They call it "The Taking of Caracas."
A flood of Venezuelans — supporters of the opposition, unhappy with President Nicolas Maduro — marched in the country's capital on Thursday, demanding a recall election.
Venezuela's economy is in freefall. Food shortages have left grocery stores bare, while medicine shortages have frustrated doctors who say they have a fraction of the supplies that they need.
All this, in the country with the world's largest oil reserves.
Maduro's approval ratings have plummeted, but as NPR's Lulu Garcia-Navarro has reported, the socialist leader is holding firmly to his power.
His government "controls the judiciary, the military, the executive and most of the media in the country," Lulu notes. And some public servants believe they have been fired as retribution for supporting a recall vote.
"Venezuela's government says it is the victim of an economic war that has crippled its economy," Lulu says. "It alleges the opposition is in the pay of the U.S. government, which is intent on overthrowing it. The opposition and the U.S. both deny this charge."
Military and police forces were deployed across the city ahead of Thursday's march, as Maduro accused the march organizers of planning a coup.
Opposition leaders, who were hoping 1 million people would show up to the protest, say they are hoping to put enough political pressure on the government to push a recall vote to happen this year.
Maduro, speaking at a counterprotest in support of the government, mocked the turnout as being far lower than expected — he pegged it at 30,000, while organizers said it was much higher, The Associated Press reports.
Otis explained what's at stake:
"Should Maduro lose, new elections would be held — and the opposition would stand a good chance of returning to power for the first time since the late Hugo Chavez ushered in Venezuela's socialist revolution in 1999.
"Critics claim the government is stalling for time. The country's electoral council, which nearly always sides with the executive branch, says there may not be enough time to gather signatures and organize the voting process to hold the recall this year, and that the vote very likely will have to be held in 2017.
"Should that happen, and Maduro loses, his vice president would take over — keeping the ruling socialists in power until at least 2019."
Among the marchers, The Associated Press reports, were about 100 indigenous people — from the Piaroa and Jiwi tribes — who traveled from the Amazon to protest. A member of the Piaroa tribe was accused of fraud and jailed last year during elections, "a case the government used to disqualify three indigenous leaders from taking seats in the opposition-controlled legislature," the news service writes.
The protesters have vowed another show of force next Wednesday.
Otis, who frequently reports from Venezuela for NPR, tried to travel to Caracas to cover the protest for us.
But he was blocked at the border — the government was turning away foreign reporters.
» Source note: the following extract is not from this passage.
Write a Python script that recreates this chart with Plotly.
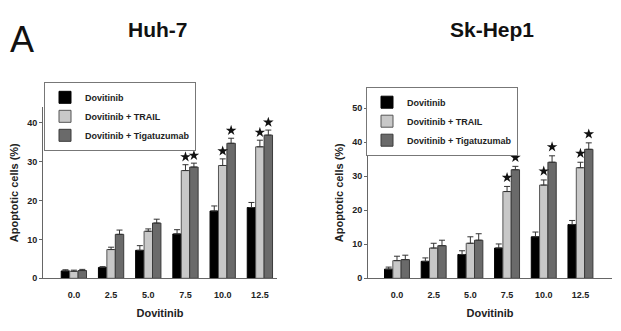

He wrote about the experience Wednesday night:
"Apparently the government thinks it can control or tamp down news coverage of Thursday's protest by keeping out foreign reporters. But international news organizations like CNN, AP, Reuters and Bloomberg News all have permanent correspondents here, so it's not like proceedings will go unnoticed.
"What's more, sending us packing only reinforces the government's heavy-handed reputation with the press. I had to sign an official letter declaring myself an 'inadmissible person' and add my two thumbprints to the document."